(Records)
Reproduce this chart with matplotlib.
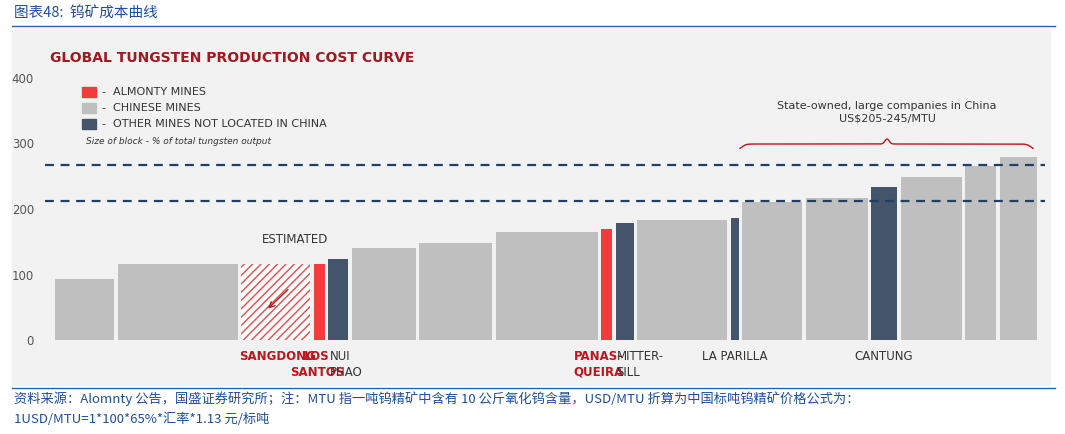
import matplotlib
matplotlib.use("Agg")
import matplotlib.pyplot as plt
from matplotlib.patches import Rectangle
import numpy as np

plt.rcParams['font.family'] = ['DejaVu Sans', 'Noto Sans CJK SC']

widths = [59,120,69,11,20,64,73,102,11,18,90,8,60,62,26,61,31,37]
costs = [93,116,116,116,124,140,148,165,170,179,183,186,211,217,234,249,266,280]
kinds = ['c','c','h','r','o','c','c','c','r','o','c','o','c','c','o','c','c','c']
labels = {2:'SANGDONG', 3:'LOS\nSANTOS', 4:'NUI\nPHAO', 8:'PANAS-\nQUEIRA', 9:'MITTER-\nSILL', 11:'LA PARILLA', 14:'CANTUNG'}
dashed = [212, 267]
yticks = [0,100,200,300,400]

W, H = 1065, 434
fig = plt.figure(figsize=(W/100, H/100), dpi=100)
def px(x, y): return (x/W, 1-y/H)

fig.patches.append(Rectangle(px(12, 385), (1050-12)/W, (385-30)/H, transform=fig.transFigure, color='#f2f2f2', zorder=-10))
fig.add_artist(plt.Line2D([12/W, 1055/W], [1-26/H]*2, color='#3060a8', lw=1))
fig.add_artist(plt.Line2D([12/W, 1055/W], [1-388/H]*2, color='#3060a8', lw=1))
fig.text(*px(14, 14), '图表48:  钨矿成本曲线', color='#1f4e9a', fontsize=10.5, style='italic', va='center', family=['Noto Sans CJK SC'])
fig.text(*px(14, 399), '资料来源：Alomnty 公告，国盛证券研究所；注：MTU 指一吨钨精矿中含有 10 公斤氧化钨含量，USD/MTU 折算为中国标吨钨精矿价格公式为：',
         color='#1f4e9a', fontsize=9.5, style='italic', va='center', family=['Noto Sans CJK SC'])
fig.text(*px(14, 419), '1USD/MTU=1*100*65%*汇率*1.13 元/标吨', color='#1f4e9a', fontsize=9.5, style='italic', va='center', family=['Noto Sans CJK SC'])

ax = fig.add_axes([45/W, 1-340/H, 1000/W, 262/H])
ax.set_facecolor('none')
ax.set_xlim(45, 1045); ax.set_ylim(0, 400)
colors = {'c':'#bfbfbf', 'r':'#f03c3c', 'o':'#44546a', 'h':'white'}
x = 55.0
centers = []
for w, c, k in zip(widths, costs, kinds):
    if k == 'h':
        ax.bar(x, c, width=w, align='edge', color='white', edgecolor='#e84a4a', hatch='////', lw=0)
    else:
        ax.bar(x, c, width=w, align='edge', color=colors[k], lw=0)
    centers.append(x + w/2)
    x += w + 3.5
for y in dashed:
    ax.axhline(y, color='#1f3f66', ls=(0, (4, 3)), lw=1.6)
ax.set_yticks(yticks)
ax.tick_params(axis='y', length=0, labelsize=8.5, labelcolor='#555555', pad=8)
ax.set_xticks([])
for s in ax.spines.values(): s.set_visible(False)

for i, t in labels.items():
    red = kinds[i] in ('r', 'h')
    left = i in (4, 9)
    xc = centers[i] - 8 if left else centers[i]
    if i == 2: xc = centers[i] + 2
    if i == 3: xc = centers[i] - 2
    if i == 8: xc = centers[i] - 8
    fig.text(*px(xc, 364 if '\n' in t else 357), t, ha='left' if left else 'center', va='center',
             fontsize=8.5, color='#c0141c' if red else '#333333', fontweight='bold' if red else 'normal', linespacing=1.3)
ax.text(295, 148, 'ESTIMATED', ha='center', fontsize=8.5, color='#333333')
ax.annotate('', xy=(266, 45), xytext=(290, 80), arrowprops=dict(arrowstyle='->', color='#c0141c', lw=1))

fig.text(*px(50, 58), 'GLOBAL TUNGSTEN PRODUCTION COST CURVE', fontsize=10, fontweight='bold', color='#a01820', va='center')
for j, (col, t) in enumerate([('#f03c3c', '-  ALMONTY MINES'), ('#bfbfbf', '-  CHINESE MINES'), ('#44546a', '-  OTHER MINES NOT LOCATED IN CHINA')]):
    yy = 92 + j*16
    fig.patches.append(Rectangle(px(82, yy+5), 14/W, 10/H, transform=fig.transFigure, color=col))
    fig.text(*px(102, yy), t, fontsize=8, color='#333333', va='center')
fig.text(*px(86, 141), 'Size of block - % of total tungsten output', fontsize=6.5, style='italic', color='#333333', va='center')
fig.text(*px(887, 112), 'State-owned, large companies in China\nUS$205-245/MTU', fontsize=8, color='#333333', ha='center', va='center', linespacing=1.3)
xs = np.linspace(740, 1033, 400)
mid = 887
ys = 150 - 6*(1/(1+np.exp(-(xs-742)/2)) - 1/(1+np.exp(-(xs-1031)/2))) - 5*np.exp(-((xs-mid)/3)**2)
fig.add_artist(plt.Line2D(xs/W, 1-ys/H, color='#c0141c', lw=1))
fig.savefig('out.png', dpi=100)
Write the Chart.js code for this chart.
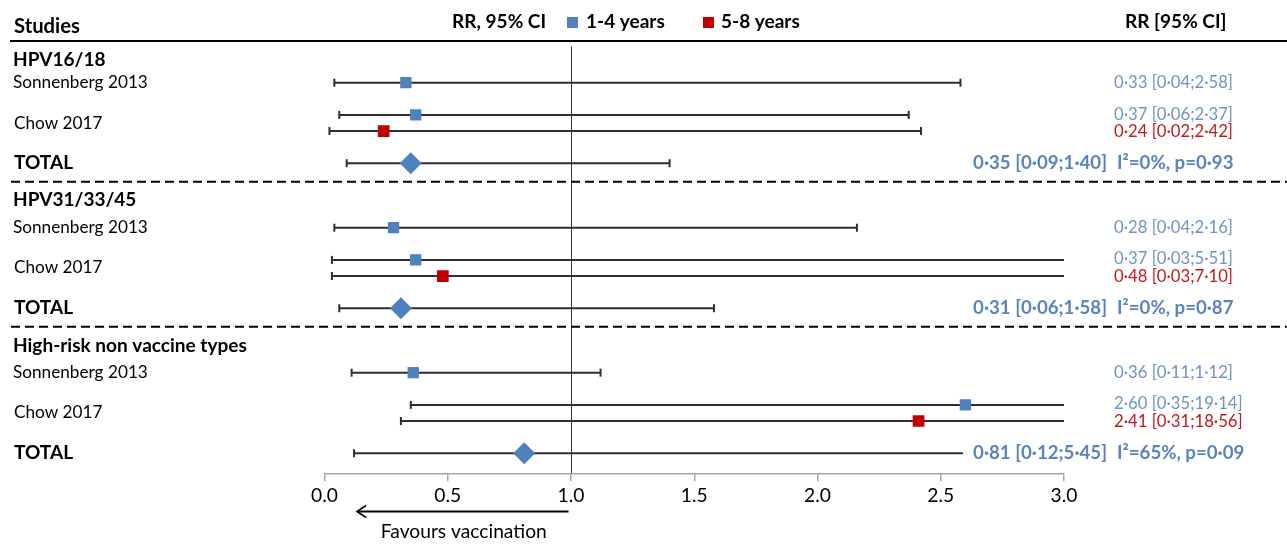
<!DOCTYPE html>
<html><head><meta charset="utf-8">
<script src="https://cdn.jsdelivr.net/npm/chart.js@4.4.1/dist/chart.umd.min.js"></script>
<style>html,body{margin:0;padding:0;background:#fff;}#wrap{width:1287px;height:548px;position:relative;}</style>
</head><body><div id="wrap"><canvas id="c"></canvas></div>
<script>
// ---------- data ----------
const groupNames = ['HPV16/18', 'HPV31/33/45', 'High-risk non vaccine types'];
const studyNames = ['Sonnenberg 2013', 'Chow 2017'];
const seriesNames = ['1-4 years', '5-8 years'];
const sonnRR = [0.33, 0.28, 0.36];
const sonnLo = [0.04, 0.04, 0.11];
const sonnHi = [2.58, 2.16, 1.12];
const chowEarlyRR = [0.37, 0.37, 2.60];
const chowEarlyLo = [0.06, 0.03, 0.35];
const chowEarlyHi = [2.37, 5.51, 19.14];
const chowLateRR = [0.24, 0.48, 2.41];
const chowLateLo = [0.02, 0.03, 0.31];
const chowLateHi = [2.42, 7.10, 18.56];
const totalRR = [0.35, 0.31, 0.81];
const totalLo = [0.09, 0.06, 0.12];
const totalHi = [1.40, 1.58, 5.45];
const totalHiDrawn = [1.40, 1.58, 2.59]; // where the pooled line ends in the picture
const heteroI2 = ['0%', '0%', '65%'];
const heteroP = ['0·93', '0·87', '0·09'];
const xTickValues = [0, 0.5, 1, 1.5, 2, 2.5, 3];

// ---------- style / layout ----------
const BLUE = '#4F81BD', RED = '#C00000';
const TXT_BLUE = '#7093C3', TXT_TOT = '#5A84BA', TXT_RED = '#C0181F';
const FONT = 'Lato';
const GSTEP = 9, R_SONN = 0, R_EARLY = 2, R_LATE = 3, R_TOTAL = 5, R_CHOWLBL = 2.5;
const headerOffsets = [-1.42, -1.72, -1.67];
const XMAX = 3;

function fit(text, weight, target) {
  const c = document.createElement('canvas').getContext('2d');
  c.font = weight + ' 20px ' + FONT;
  return 20 * target / c.measureText(text).width;
}
const nameSize = fit('Sonnenberg 2013', '400', 135);
const headSize = fit('High-risk non vaccine types', '700', 234);
const topSize = fit('Studies', '700', 66);
const valSize = fit('0·33 [0·04;2·58]', '400', 119);
const totSize = fit('0·35 [0·09;1·40]', '700', 134);
const axisSize = fit('Favours vaccination', '400', 166);

const f2 = v => v.toFixed(2).replace('.', '·');
const ci = (r, l, h) => f2(r) + ' [' + f2(l) + ';' + f2(h) + ']';

const rows = [];
groupNames.forEach((g, i) => {
  const b = i * GSTEP;
  rows.push({ y: b + R_SONN, lo: sonnLo[i], hi: sonnHi[i], end: sonnHi[i] });
  rows.push({ y: b + R_EARLY, lo: chowEarlyLo[i], hi: chowEarlyHi[i], end: chowEarlyHi[i] });
  rows.push({ y: b + R_LATE, lo: chowLateLo[i], hi: chowLateHi[i], end: chowLateHi[i] });
  rows.push({ y: b + R_TOTAL, lo: totalLo[i], hi: totalHi[i], end: totalHiDrawn[i] });
});

const blueData = [], redData = [], totData = [];
groupNames.forEach((g, i) => {
  const b = i * GSTEP;
  blueData.push({ x: sonnRR[i], y: b + R_SONN }, { x: chowEarlyRR[i], y: b + R_EARLY });
  redData.push({ x: chowLateRR[i], y: b + R_LATE });
  totData.push({ x: totalRR[i], y: b + R_TOTAL });
});

const forestPlugin = {
  id: 'forest',
  beforeDatasetsDraw(chart) {
    const ctx = chart.ctx, xs = chart.scales.x, ys = chart.scales.y, ca = chart.chartArea;
    ctx.save();
    ctx.strokeStyle = '#3a3a3a'; ctx.lineWidth = 1;
    ctx.beginPath();
    const x1 = Math.round(xs.getPixelForValue(1)) + 0.5;
    ctx.moveTo(x1, ca.top); ctx.lineTo(x1, ca.bottom); ctx.stroke();
    ctx.strokeStyle = '#2e2e2e'; ctx.lineWidth = 2;
    rows.forEach(r => {
      const y = ys.getPixelForValue(r.y);
      const xl = xs.getPixelForValue(r.lo);
      const xr = xs.getPixelForValue(Math.min(r.end, XMAX));
      ctx.beginPath(); ctx.moveTo(xl, y); ctx.lineTo(xr, y); ctx.stroke();
      ctx.beginPath(); ctx.moveTo(xl, y - 4); ctx.lineTo(xl, y + 4); ctx.stroke();
      if (r.end === r.hi && r.hi <= XMAX) {
        ctx.beginPath(); ctx.moveTo(xr, y - 4); ctx.lineTo(xr, y + 4); ctx.stroke();
      }
    });
    ctx.restore();
  },
  afterDraw(chart) {
    const ctx = chart.ctx, xs = chart.scales.x, ys = chart.scales.y;
    const W = chart.width;
    ctx.save();
    ctx.textBaseline = 'middle';
    const txt = (s, x, yv, font, color, align) => {
      ctx.font = font; ctx.fillStyle = color; ctx.textAlign = align || 'left';
      ctx.fillText(s, x, ys.getPixelForValue(yv));
    };
    const bold = s => '700 ' + s + 'px ' + FONT;
    const reg = s => '400 ' + s + 'px ' + FONT;
    txt('Studies', 14, -3.46, bold(topSize), '#000');
    txt('RR, 95% CI', 452, -3.77, bold(headSize), '#000');
    let ly = ys.getPixelForValue(-3.77);
    ctx.fillStyle = BLUE;
    ctx.fillRect(567, ly - 5, 11, 11);
    txt(seriesNames[0], 586, -3.77, bold(headSize), '#000');
    ctx.fillStyle = RED;
    ctx.fillRect(703, ly - 5, 11, 11);
    txt(seriesNames[1], 721, -3.77, bold(headSize), '#000');
    txt('RR [95% CI]', 1125, -3.77, bold(headSize), '#000');
    ctx.strokeStyle = '#000'; ctx.lineWidth = 2;
    let hy = ys.getPixelForValue(-2.59);
    ctx.beginPath(); ctx.moveTo(10, hy); ctx.lineTo(W, hy); ctx.stroke();
    ctx.setLineDash([9, 5]);
    for (let i = 0; i < groupNames.length - 1; i++) {
      const y = ys.getPixelForValue(i * GSTEP + 6.15);
      ctx.beginPath(); ctx.moveTo(11, y); ctx.lineTo(W, y); ctx.stroke();
    }
    ctx.setLineDash([]);
    groupNames.forEach((g, i) => {
      const b = i * GSTEP;
      txt(g, 13, b + headerOffsets[i], bold(headSize), '#000');
      txt(studyNames[0], 13, b + R_SONN, reg(nameSize), '#000');
      txt(studyNames[1], 14, b + R_CHOWLBL, reg(nameSize), '#000');
      txt('TOTAL', 14, b + R_TOTAL, bold(headSize), '#000');
      txt(ci(sonnRR[i], sonnLo[i], sonnHi[i]), 1114, b + R_SONN, reg(valSize), TXT_BLUE);
      txt(ci(chowEarlyRR[i], chowEarlyLo[i], chowEarlyHi[i]), 1114, b + R_EARLY - 0.05, reg(valSize), TXT_BLUE);
      txt(ci(chowLateRR[i], chowLateLo[i], chowLateHi[i]), 1114, b + R_LATE + 0.05, reg(valSize), TXT_RED);
      txt(ci(totalRR[i], totalLo[i], totalHi[i]), 1107, b + R_TOTAL, bold(totSize), TXT_TOT, 'right');
      txt('I²=' + heteroI2[i] + ', p=' + heteroP[i], 1117, b + R_TOTAL, bold(totSize), TXT_TOT);
    });
    const ay = 511.5;
    const ax1 = xs.getPixelForValue(0.99), ax0 = xs.getPixelForValue(0.132);
    ctx.strokeStyle = '#000'; ctx.lineWidth = 2;
    ctx.beginPath(); ctx.moveTo(ax1, ay); ctx.lineTo(ax0, ay); ctx.stroke();
    ctx.lineWidth = 1.6;
    ctx.beginPath(); ctx.moveTo(ax0 + 9, ay - 6); ctx.lineTo(ax0, ay); ctx.lineTo(ax0 + 9, ay + 6); ctx.stroke();
    ctx.font = reg(axisSize); ctx.fillStyle = '#000'; ctx.textAlign = 'center';
    ctx.fillText('Favours vaccination', xs.getPixelForValue(0.565), 531.5);
    ctx.restore();
  }
};

new Chart(document.getElementById('c'), {
  type: 'scatter',
  data: {
    datasets: [
      { label: seriesNames[0], data: blueData, pointStyle: 'rect', pointRadius: 8, backgroundColor: BLUE, borderWidth: 0 },
      { label: seriesNames[1], data: redData, pointStyle: 'rect', pointRadius: 8.3, backgroundColor: RED, borderWidth: 0 },
      { label: 'TOTAL', data: totData, pointStyle: 'rectRot', pointRadius: 11, backgroundColor: BLUE, borderWidth: 0 }
    ]
  },
  options: {
    responsive: true, maintainAspectRatio: false, animation: false, events: [],
    layout: { padding: { left: 324.5, right: 223, top: 46.45, bottom: 0 } },
    plugins: { legend: { display: false }, tooltip: { enabled: false } },
    scales: {
      x: {
        type: 'linear', min: 0, max: XMAX,
        afterBuildTicks: s => { s.ticks = xTickValues.map(v => ({ value: v })); },
        afterFit: s => { s.height = 548 - 473.35; },
        ticks: { callback: v => v.toFixed(1), font: { family: FONT, size: axisSize }, color: '#000', padding: 3, maxRotation: 0 },
        grid: { drawOnChartArea: false, drawTicks: true, tickLength: 8, tickColor: '#A6A6A6', lineWidth: 1.5 },
        border: { color: '#A6A6A6', width: 1.5 }
      },
      y: { type: 'linear', reverse: true, min: -2.25, max: 24.25, display: false }
    }
  },
  plugins: [forestPlugin]
});
</script></body></html>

__AIM__. Show each line of the data that contains the string "matplotlib".

__EXERCISE OUTPUT__.
Reproduce this chart with matplotlib.
import matplotlib
matplotlib.use("Agg")
import matplotlib.pyplot as plt
from matplotlib.patches import Rectangle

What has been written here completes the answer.